The possession of the calf by the defendant, the contradictory explanations of possession made by him as above recited; his attempt to suborn the owner in establishing an alibi were sufficient circumstances to justify the jury in concluding that defendant's actions were not consistent with honest possession and to warrant a conviction on circumstantial evidence.

The appellant contends that an honest mistake was made, that there was no intent to steal the calf, proven without which the defendant's acts would amount to a mere trespass. In State v. Kinghorn, 109 Mont. 22, 93 Pac. (2d) 964, 967, this court said, quoting from 9 Am. Jur., Burglary, section 74, pages 276, 277:

"`The strength of the inference or, in other words, the weight which is to be attached to such evidence is strong or weak according to the character of the property, the nature of the possession, its proximity to the time of the theft, the place of its possession, and the secrecy and the exclusiveness of the possession.

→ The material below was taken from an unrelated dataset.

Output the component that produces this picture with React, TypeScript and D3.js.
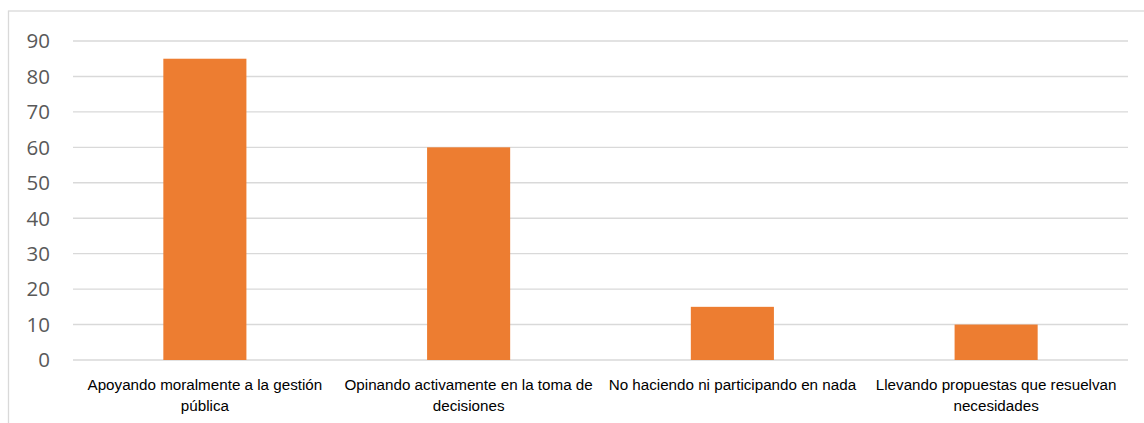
import React from 'react';
import * as d3 from 'd3';

// Data
const categories = [
  'Apoyando moralmente a la gestión pública',
  'Opinando activamente en la toma de decisiones',
  'No haciendo ni participando en nada',
  'Llevando propuestas que resuelvan necesidades',
];
const categoryLines = [
  ['Apoyando moralmente a la gestión', 'pública'],
  ['Opinando activamente en la toma de', 'decisiones'],
  ['No haciendo ni participando en nada'],
  ['Llevando propuestas que resuelvan', 'necesidades'],
];
const values = [85, 60, 15, 10];
const yTicks = [0, 10, 20, 30, 40, 50, 60, 70, 80, 90];

const App: React.FC = () => {
  const width = 1144;
  const height = 423;
  const plotLeft = 73;
  const plotRight = 1128;
  const plotTop = 41;
  const plotBottom = 360;

  const x = d3.scaleBand<string>()
    .domain(categories)
    .range([plotLeft, plotRight])
    .paddingInner(0.685)
    .paddingOuter(0.3425);

  const y = d3.scaleLinear()
    .domain([0, 90])
    .range([plotBottom, plotTop]);

  return (
    <div style={{ position: 'absolute', left: 0, top: 0 }}>
      <svg width={width} height={height} style={{ display: 'block', background: '#fff' }}>
        {/* chart border (right/bottom cropped) */}
        <rect x={8.5} y={11} width={width} height={height} fill="none" stroke="#d9d9d9" strokeWidth={1.3} />

        {/* gridlines */}
        {yTicks.map(t => (
          <line key={t} x1={plotLeft} x2={plotRight} y1={y(t)} y2={y(t)} stroke="#d9d9d9" strokeWidth={1.4} />
        ))}

        {/* y tick labels */}
        {yTicks.map(t => (
          <text key={'l' + t} x={50} y={y(t)} dy="0.36em" textAnchor="end"
            fontFamily="'Open Sans', sans-serif" fontSize={20.5} fill="#595959">{t}</text>
        ))}

        {/* bars */}
        {categories.map((c, i) => (
          <rect key={c} x={x(c)} y={y(values[i])} width={x.bandwidth()} height={y(0) - y(values[i])} fill="#ed7d31" />
        ))}

        {/* x labels */}
        {categories.map((c, i) => (
          <text key={'x' + c} x={(x(c) ?? 0) + x.bandwidth() / 2} y={390} textAnchor="middle"
            fontFamily="'Liberation Sans', Arial, sans-serif" fontSize={15.2} fill="#000">
            {categoryLines[i].map((ln, j) => (
              <tspan key={j} x={(x(c) ?? 0) + x.bandwidth() / 2} dy={j === 0 ? 0 : 20.5}>{ln}</tspan>
            ))}
          </text>
        ))}
      </svg>
    </div>
  );
};

export default App;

"`Ordinarily, of course, the mere possession of the stolen property is not the only incriminating fact. The possession of stolen property is frequently accompanied by incriminating circumstances, such as the character of the explanation of the possession, the secrecy of the possession, a denial of the possession, the presence of the accused near the scene of the crime, his flight, etc.; and it is generally held that proof of such possession explained falsely, or not reasonably, or accompanied by other guilty circumstances is sufficient to carry the case to the jury and to support a conviction.' See, also, 12 C.J.S., Burglary, section 50, page 722."

Certainly here as previously related there were many circumstances proven which would warrant the jury in finding an intent to steal the calf. The matter of the sufficiency of the evidence was considered by the trial judge on at least three occasions, on a motion to dismiss the information at the conclusion of the state's case, on a motion for a directed verdict, and again on a motion for a new trial. We see no abuse of the trial court's discretion in allowing the case to go to the jury and in denying the motion for a new trial.

The judgment and order appealed from are affirmed.